The purpose of the faces/trucks data point is just to illustrate that these differences start from birth. The larger argument is that the people-vs-things gap, and later, interest in computers specifically, basically remains stable throughout childhood, adolescence, and early adulthood:
https://slatestarcodex.com/2017/08/07/contra-grant-on-exagge...
I don't even know if the data is ready for us to draw any conclusions, but at the very least it seems to me we should find this to be an extremely interesting pattern, and use it to motivate hypotheses.
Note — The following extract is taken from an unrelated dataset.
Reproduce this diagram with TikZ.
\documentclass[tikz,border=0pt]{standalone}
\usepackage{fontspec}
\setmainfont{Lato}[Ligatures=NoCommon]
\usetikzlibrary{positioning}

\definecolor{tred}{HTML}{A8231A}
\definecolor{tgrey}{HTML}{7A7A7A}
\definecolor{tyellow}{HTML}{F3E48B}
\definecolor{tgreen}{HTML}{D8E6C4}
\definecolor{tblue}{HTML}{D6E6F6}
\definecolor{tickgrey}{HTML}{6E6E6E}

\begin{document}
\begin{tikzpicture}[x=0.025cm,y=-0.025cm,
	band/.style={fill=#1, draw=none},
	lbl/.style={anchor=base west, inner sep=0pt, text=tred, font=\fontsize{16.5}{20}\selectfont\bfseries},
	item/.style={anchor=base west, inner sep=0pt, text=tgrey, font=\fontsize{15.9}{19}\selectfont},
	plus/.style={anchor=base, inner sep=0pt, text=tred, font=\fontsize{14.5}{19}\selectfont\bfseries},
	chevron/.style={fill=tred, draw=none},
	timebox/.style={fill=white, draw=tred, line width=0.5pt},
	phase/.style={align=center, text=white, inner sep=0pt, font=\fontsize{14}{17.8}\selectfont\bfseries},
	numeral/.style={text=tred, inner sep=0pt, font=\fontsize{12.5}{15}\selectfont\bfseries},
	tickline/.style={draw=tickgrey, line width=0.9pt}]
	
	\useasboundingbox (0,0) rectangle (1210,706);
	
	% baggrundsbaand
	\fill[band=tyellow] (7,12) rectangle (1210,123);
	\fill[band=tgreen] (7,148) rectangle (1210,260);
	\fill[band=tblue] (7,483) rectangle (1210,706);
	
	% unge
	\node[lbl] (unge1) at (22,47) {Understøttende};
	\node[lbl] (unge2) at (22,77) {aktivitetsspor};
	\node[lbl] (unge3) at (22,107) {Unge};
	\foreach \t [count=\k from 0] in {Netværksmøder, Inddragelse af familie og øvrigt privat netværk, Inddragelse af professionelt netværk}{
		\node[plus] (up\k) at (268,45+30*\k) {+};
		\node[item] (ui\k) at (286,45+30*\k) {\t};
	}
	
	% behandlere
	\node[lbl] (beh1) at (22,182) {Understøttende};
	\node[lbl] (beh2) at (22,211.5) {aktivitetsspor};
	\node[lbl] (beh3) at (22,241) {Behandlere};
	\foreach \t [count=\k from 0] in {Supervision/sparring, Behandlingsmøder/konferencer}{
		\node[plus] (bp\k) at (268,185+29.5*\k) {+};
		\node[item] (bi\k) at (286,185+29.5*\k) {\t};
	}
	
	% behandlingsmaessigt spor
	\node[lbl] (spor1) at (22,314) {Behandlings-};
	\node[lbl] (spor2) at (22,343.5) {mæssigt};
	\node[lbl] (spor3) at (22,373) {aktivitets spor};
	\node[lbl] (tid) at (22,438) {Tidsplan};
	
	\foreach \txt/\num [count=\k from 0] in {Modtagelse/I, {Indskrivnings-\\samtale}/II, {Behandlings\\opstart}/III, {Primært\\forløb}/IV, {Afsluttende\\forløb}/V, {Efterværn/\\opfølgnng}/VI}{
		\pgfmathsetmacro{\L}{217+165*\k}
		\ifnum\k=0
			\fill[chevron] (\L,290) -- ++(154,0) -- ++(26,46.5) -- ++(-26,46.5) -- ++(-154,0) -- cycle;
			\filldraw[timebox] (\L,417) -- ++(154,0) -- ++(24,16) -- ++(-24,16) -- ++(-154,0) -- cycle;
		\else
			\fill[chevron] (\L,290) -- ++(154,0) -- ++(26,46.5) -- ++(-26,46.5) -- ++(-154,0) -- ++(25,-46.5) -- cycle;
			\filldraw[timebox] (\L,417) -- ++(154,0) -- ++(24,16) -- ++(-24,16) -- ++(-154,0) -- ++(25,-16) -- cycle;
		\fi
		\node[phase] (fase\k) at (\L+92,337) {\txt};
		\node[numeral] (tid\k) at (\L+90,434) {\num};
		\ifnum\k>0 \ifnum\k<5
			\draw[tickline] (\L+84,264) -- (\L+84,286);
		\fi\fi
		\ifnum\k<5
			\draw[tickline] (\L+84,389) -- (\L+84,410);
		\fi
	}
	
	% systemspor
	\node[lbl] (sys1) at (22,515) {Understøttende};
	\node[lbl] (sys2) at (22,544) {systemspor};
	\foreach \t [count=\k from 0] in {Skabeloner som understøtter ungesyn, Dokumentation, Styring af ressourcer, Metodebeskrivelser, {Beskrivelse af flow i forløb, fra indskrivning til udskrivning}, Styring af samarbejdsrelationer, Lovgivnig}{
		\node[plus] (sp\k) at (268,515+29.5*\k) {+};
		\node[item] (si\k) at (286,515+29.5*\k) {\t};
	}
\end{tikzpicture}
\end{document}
The core activity of software engineering, programming, writing code, is a solitary activity. It's what people think of when they think of programming. It's what we spend hours being trained for, getting good at. Yes, in between writing software, we need to coordinate with others, so we have meetings. You'd really describe this overall process as being more people-oriented than thing-oriented?
I've heard the argument that somehow "actual coding is a relatively small part of being a software engineer," but unless you're a manager (of which there are many more women), the thing you're being trained for, the thing you spend most of your time doing, and the basis of how people perceive the profession, is sitting in front of a computer coding. You can describe any profession as people-oriented on the basis that one needs to work with others, but the key question is whether the basic activity of the job is a social one.
Regardless of whether the people-vs-thing distinction is significant or not, it seems inaccurate in a big-picture way to describe programming as people-oriented. Like, that's not what people mean when they draw that distinction.